Callback
An old and dear friend called me very early this morning. He does this, being a night owl and usually staying up until dawn. He likes to leave voice messages and never expects anyone to answer, and I guess assumes that we all know how to mute our phones.
My phone is connected to my watch, though, and my watch buzzed. And kept buzzing, and while I scrambled to turn it off I accidentally answered it. With my watch, which is not a good way to communicate anyway, and I heard him saying, “Hello? Chuck?” and Julie is stirring and I’m having no luck hanging up. I eventually figured it out.
I was up for a long time, before falling back asleep. Part of me was pissed because I have enough trouble with sleep, even though I have all day to catch up if you follow. Still. Annoying.
I’ve written about this friend before, because he was representative of a type of person who puzzled me. But now he’s pretty much the only one left I know.
Because all the rest of them were old and are dead now. He’s my age.
He’s never used a computer, as far as I know. He’s finally got a cell phone since I guess his work demanded it, but that’s the only accommodation to the 21st century. No texting, emailing, social media-ing. Streaming. Learning stuff.
I’m trying to figure out how he got a Master’s degree without a computer, but that was probably the early 90s and it never came up.
And he has a job, maybe one of the few jobs left like this, where technology doesn’t really play a role.
My mother-in-law was like this, completely resistant to computers, but she was 35 years older.
As the years have gone by, of course, he’s further and further removed from his old friends who don’t live nearby. None of us probably care to talk on the phone anymore — it’s just not a thing so much, and then FaceTime is more fun anyway. But I think many of us prefer text to voice, it just makes sense to me.
So he leaves messages, after a night of drinking beers, sometimes slurring, always happy and expressing affection, and I just can’t anymore. It’s 2025. At some point between, say, 1990 and now he needed to move on, and now I bet it’s too late.
I love this man. I would do anything I could for him, but I can’t compensate for him anymore.
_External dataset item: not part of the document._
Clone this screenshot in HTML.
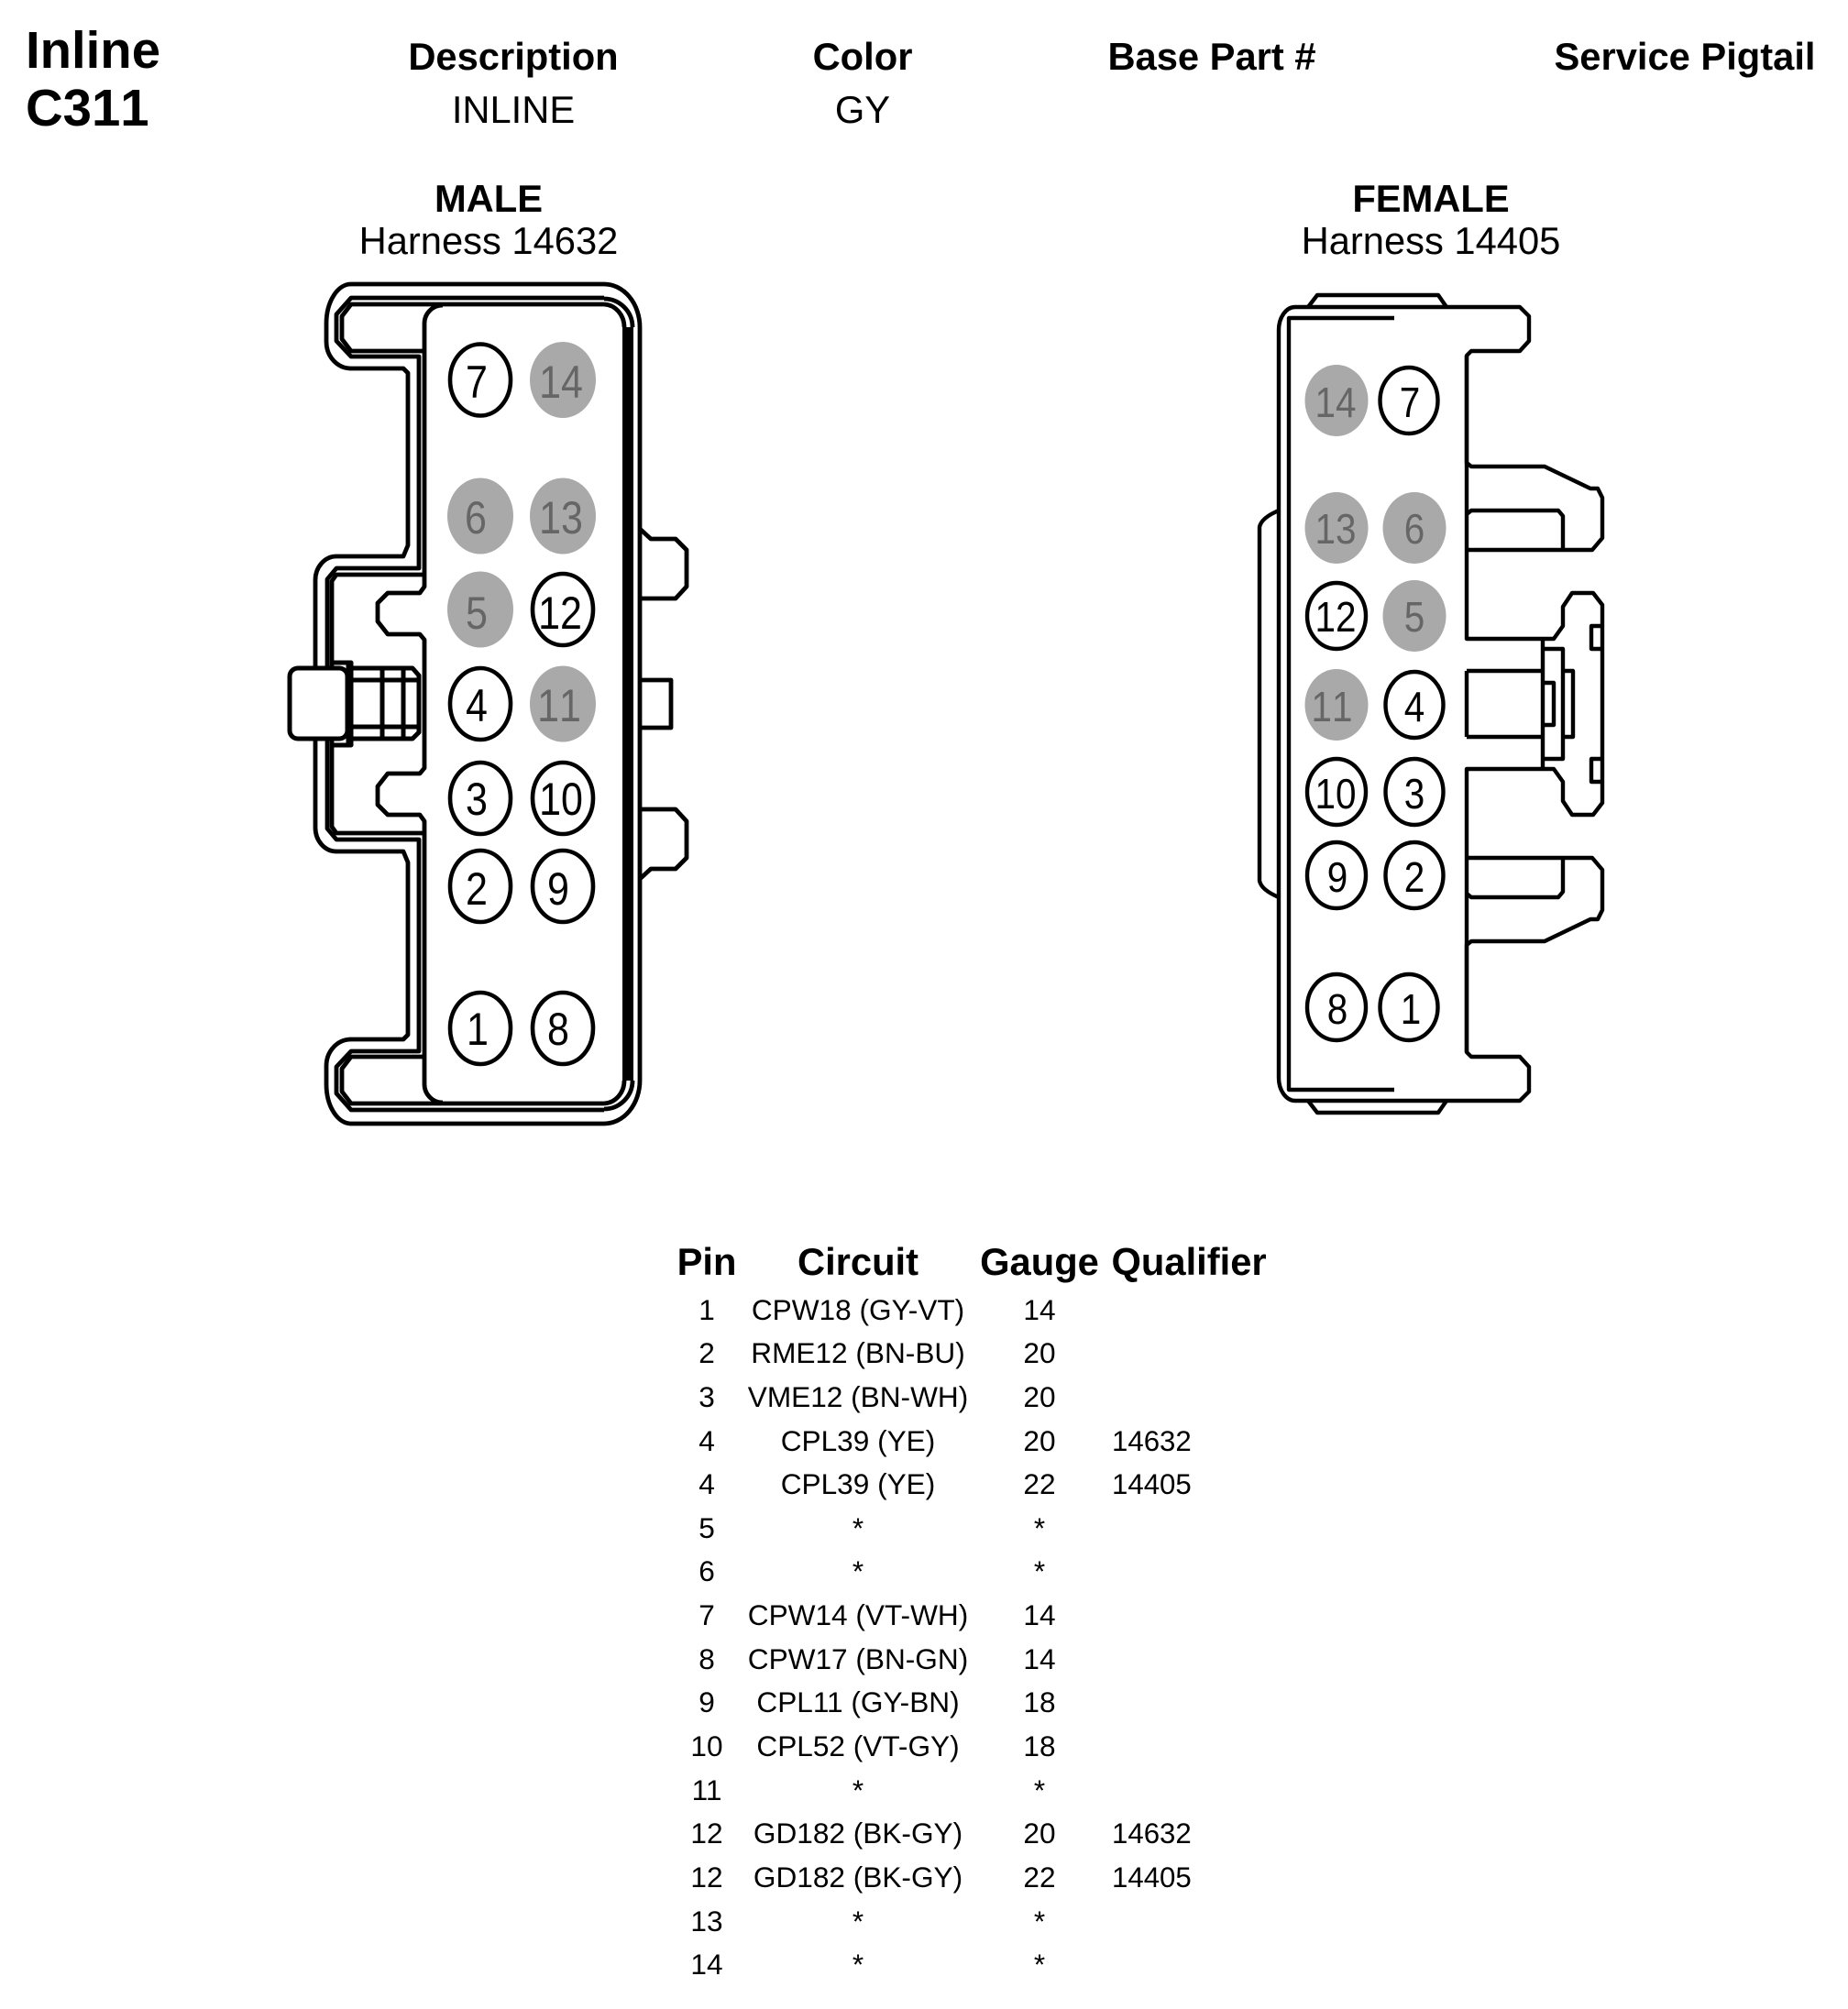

It really doesn’t change our relationship at all, since these voice messages are the only thing I hear from him, but he’s in a bubble I can’t break.
It’s not entirely because I’m sick, but some of it is. I just don’t have the energy to even think much about this.
I usually tell people who’ve never gone to Facebook that they’re lucky. I sort of mean that, too, given how awful things are, but it’s been a gift in so many ways, to so many of us.
I would have been happy with blogging, to be honest. I got to make new friends and have good conversations back in those days. And it’s always easy for old friends to find me, has been for 30 years.
But it’s not just social media. It’s reality. Even if you want to make the point that everything that’s happened in the past 40 years with technology has been bad, making us worse off, we’re not going backward. We never go backward.
I can understand being annoyed by your friends always being on their phones, or feeling left out of conversations just because they’re online.
But this is something else. This is stasis, and I think the equivalent of living in a shack in the mountains, off the grid. He doesn’t think of himself that way, I’m sure, but then again, how would he know? The world has changed but he hasn’t. Bizarre. A little sad. He’s a Japanese soldier on a small island in the South Pacific, still fighting the war.